A body scan involves slowly moving your attention from your head to your toes, noticing areas of tension.
- Sit on the floor or lie flat on your back with your arms to the side.
- Think of your body as a circle, and slowly scan your feet up to your legs, hands, arms, and head before going back down the other side.
- As you scan, observe what is happening in the body. Do you feel any tension?
- Go as fast or slow as you need.
Pay extra attention to your hands and jaw. Simply noticing your body can reduce automatic biting.
Mindful Substitutions
Mindfulness isn’t only about stopping a habit. We know that takes time. It’s also about replacing the habit with something more intentional.
Keep a small object like a fidget spinner, or stress ball handy. When the urge hits, consciously choose the substitute. By pairing awareness with a physical alternative, you retrain your brain toward a healthier response.
If you don’t have a physical object handy, try these techniques:
- Rubbing or massaging fingers: When you feel the urge, slowly rub each finger or hand. Notice texture, temperature, and sensation.
- Finger tapping: Tap each finger to your thumb while taking slow breaths, counting as you go.
- Hand stretches: Stretch fingers and wrists to bring attention to them and interrupt the autopilot behavior.
Tracking Your Urges
Journaling is a powerful mindfulness tool that helps you uncover patterns, triggers, and emotional connections to your nail biting habit.
Writing things down slows your mind, making unconscious behaviors easier to notice and manage.
Each time you feel like biting your nails, note the time, place, emotion, and intensity of the urge (on a scale of 1–10).
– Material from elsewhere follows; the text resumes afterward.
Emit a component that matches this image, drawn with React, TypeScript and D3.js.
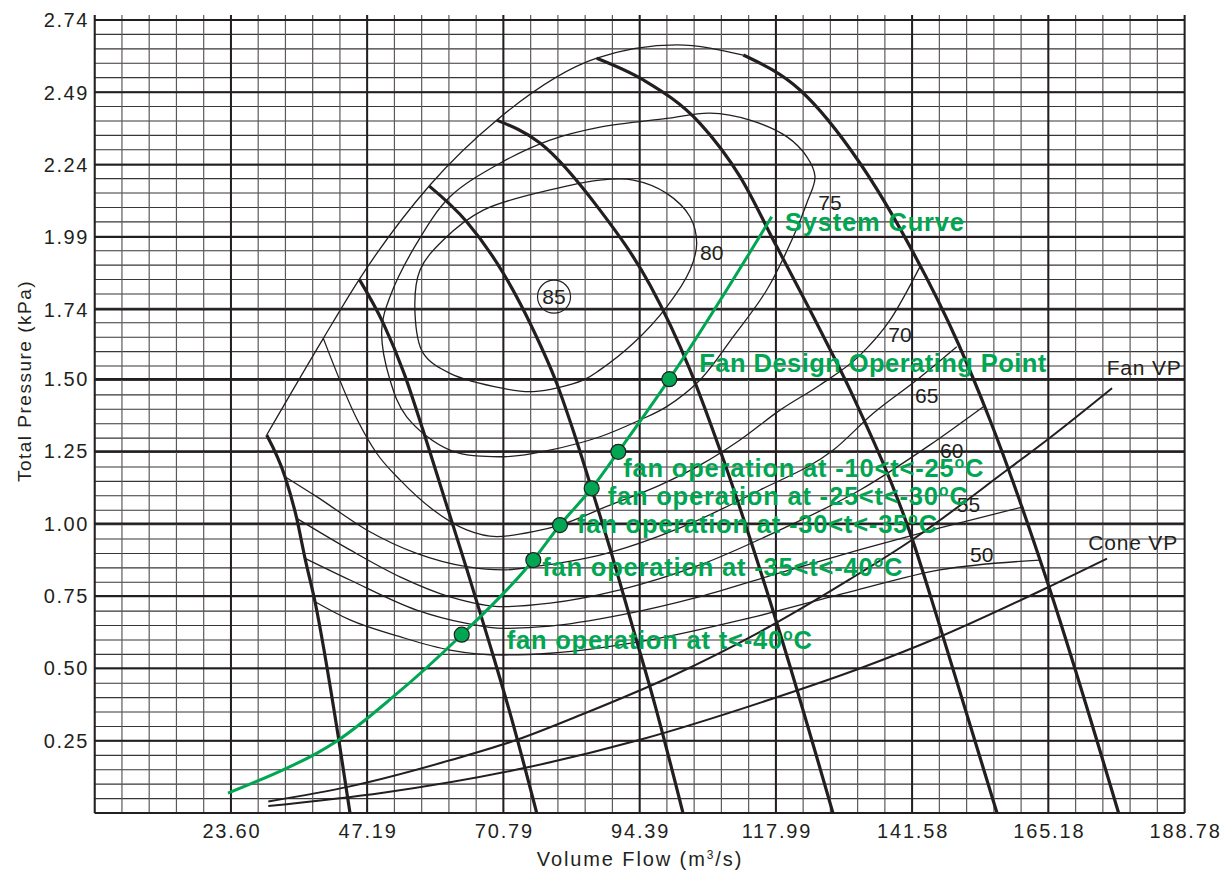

Over time, you can recognize these triggering patterns and intervene before the behavior starts.
Creating a Daily Routine
Mindfulness works best with regular practice. Even 5–10 minutes a day of breathing exercises, body scans, or journaling can strengthen your ability to notice urges before they turn into actions.
It won’t erase nail biting overnight, but it gives you the space between trigger and action to choose a new path.